Nonetheless, working with PRs is not eating with the enemy. It is, when working with good PRs, getting good information and access.
One of the most fascinating things for me that came out of last night was the dynamic between the PRs and their clients. Two aspects were particularly interesting.
First, they said that in order to get paid they needed to demonstrate a value next to all relevant coverage. I assume therefore they have some sort of rate card so that if a client is mentioned by AA Gill, the PR firm is paid £x and by Fay Maschler they are paid £y.
I find this bizarre. This is PR not advertising. As such it is about influencing decision makers, not measuring the number of eyeballs that see a poster campaign. How does one ever measure influence?
Nonetheless that is the industry norm so nearly everyone in the room last night seemed to stick to it. The consequence is that this very false measure of success entrenches the old guard: it is more valuable for a PR to focus their attention on a print journalist (happily ignoring the multifarious problems the print industry is facing) because they earn more money doing so, and that will be true next time they're promoting something and so on.
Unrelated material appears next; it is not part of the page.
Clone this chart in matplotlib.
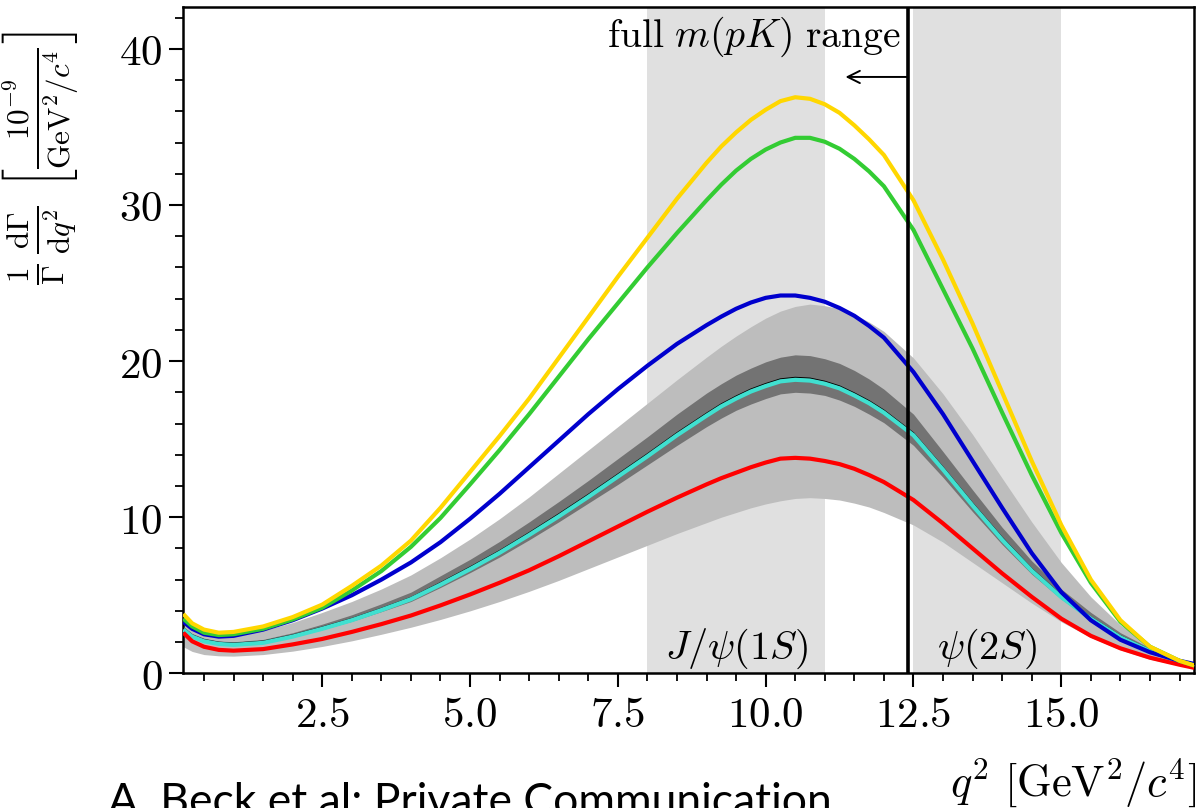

Which brings me onto the second thing I noticed, the dynamic between PRs and their clients. Clearly by sitting in the room, the PRs felt us bloggers had some value but repeatedly speakers said that their clients refused to believe bloggers are relevant.
As hard as it is to measure the success of PR it is equally hard to measure the readership of blogs. Although there are ways of measuring readership of pages, it doesn't include those who subscribe to RSS feeds, follow on Twitter or through Facebook. Nor does it take into account the quality of one's readership or the quality of the blogger themselves. But this lack of measurement means, in this slightly warped fee structure, that there is no value attached to any of our content.
So it seems that the food PR industry is in a bind. They clearly know some bloggers are relevant, they just can't prove it.
Now possibly the luddite chefs are right and bloggers are a complete irrelevance. It has to be a possibility, but lets face it, it is unlikely that there are no bloggers worth engaging with. I don't think anyone would argue the Dos Hermanos aren't important voices in UK food and their theoretical reach is much wider than that of any print copy journalist.
So why don't PRs convince their clients that they're wrong. They are hired as advisors in how to deal with communications. They should be advising their clients that (some) bloggers are very relevant and influential. They also should be doing the groundwork in figuring out who the relevant bloggers are. And remember, as with print journalists, the relevant bloggers will depend on the product being flogged. We are not a homogenous group. But then again, neither are PRs.
Finally, the corollary of the focus on the rate card and the inability to value (financially or emotionally) bloggers means interestingly that PRs and their clients must attribute zero value to the online coverage of the print journalists. So what are the implications for PRs, chefs and print journalists if the doom-mongers are right and print journalism declines rapidly? Who gets paid then?